------ Dataset content

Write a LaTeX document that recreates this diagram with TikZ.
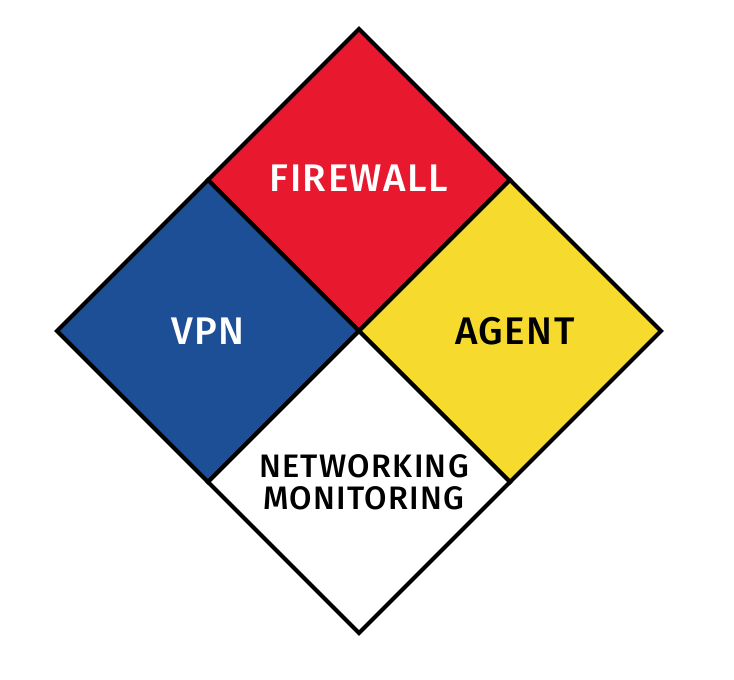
\documentclass[tikz,border=0pt]{standalone}
\usepackage{fontspec}
\setmainfont{Fira Sans Medium}[LetterSpace=4]
\usetikzlibrary{positioning,shapes.geometric}
\definecolor{hazred}{HTML}{E8182F}
\definecolor{hazblue}{HTML}{1C4F95}
\definecolor{hazyellow}{HTML}{F7DA2E}
\tikzset{
	quad/.style={diamond,draw=black,line width=4pt,line join=miter,aspect=1,
		minimum size=302pt,inner sep=0pt,outer sep=0pt,align=center},
	bigtext/.style={font=\fontsize{38.5}{40}\selectfont},
	smalltext/.style={font=\fontsize{32.5}{32}\selectfont}
}
\begin{document}
\begin{tikzpicture}[x=1pt,y=-1pt]
		\useasboundingbox[fill=white] (0,0) rectangle (734,680);
		\node[quad,fill=hazred,text=white,bigtext]				(fire)	at (359,180)	{\raisebox{4pt}{FIREWALL}};
		\node[quad,fill=hazblue,text=white,bigtext,below left=0pt of fire]	(vpn)	{VPN};
		\node[quad,fill=hazyellow,text=black,bigtext,below right=0pt of fire]	(agent)	{\hspace{10pt}AGENT};
		\node[quad,fill=white,text=black,smalltext,below right=0pt of vpn]	(net)	{\hspace{10pt}NETWORKING\\\hspace{10pt}MONITORING};
\end{tikzpicture}
\end{document}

------------

• Problem to solve:
Return to the listing above and set it down exactly, leaving out its pictures.

• Complete answer:
Write a LaTeX document that recreates this diagram with TikZ.
\documentclass[tikz,border=0pt]{standalone}
\usepackage{fontspec}
\setmainfont{Fira Sans Medium}[LetterSpace=4]
\usetikzlibrary{positioning,shapes.geometric}
\definecolor{hazred}{HTML}{E8182F}
\definecolor{hazblue}{HTML}{1C4F95}
\definecolor{hazyellow}{HTML}{F7DA2E}
\tikzset{
	quad/.style={diamond,draw=black,line width=4pt,line join=miter,aspect=1,
		minimum size=302pt,inner sep=0pt,outer sep=0pt,align=center},
	bigtext/.style={font=\fontsize{38.5}{40}\selectfont},
	smalltext/.style={font=\fontsize{32.5}{32}\selectfont}
}
\begin{document}
\begin{tikzpicture}[x=1pt,y=-1pt]
		\useasboundingbox[fill=white] (0,0) rectangle (734,680);
		\node[quad,fill=hazred,text=white,bigtext]				(fire)	at (359,180)	{\raisebox{4pt}{FIREWALL}};
		\node[quad,fill=hazblue,text=white,bigtext,below left=0pt of fire]	(vpn)	{VPN};
		\node[quad,fill=hazyellow,text=black,bigtext,below right=0pt of fire]	(agent)	{\hspace{10pt}AGENT};
		\node[quad,fill=white,text=black,smalltext,below right=0pt of vpn]	(net)	{\hspace{10pt}NETWORKING\\\hspace{10pt}MONITORING};
\end{tikzpicture}
\end{document}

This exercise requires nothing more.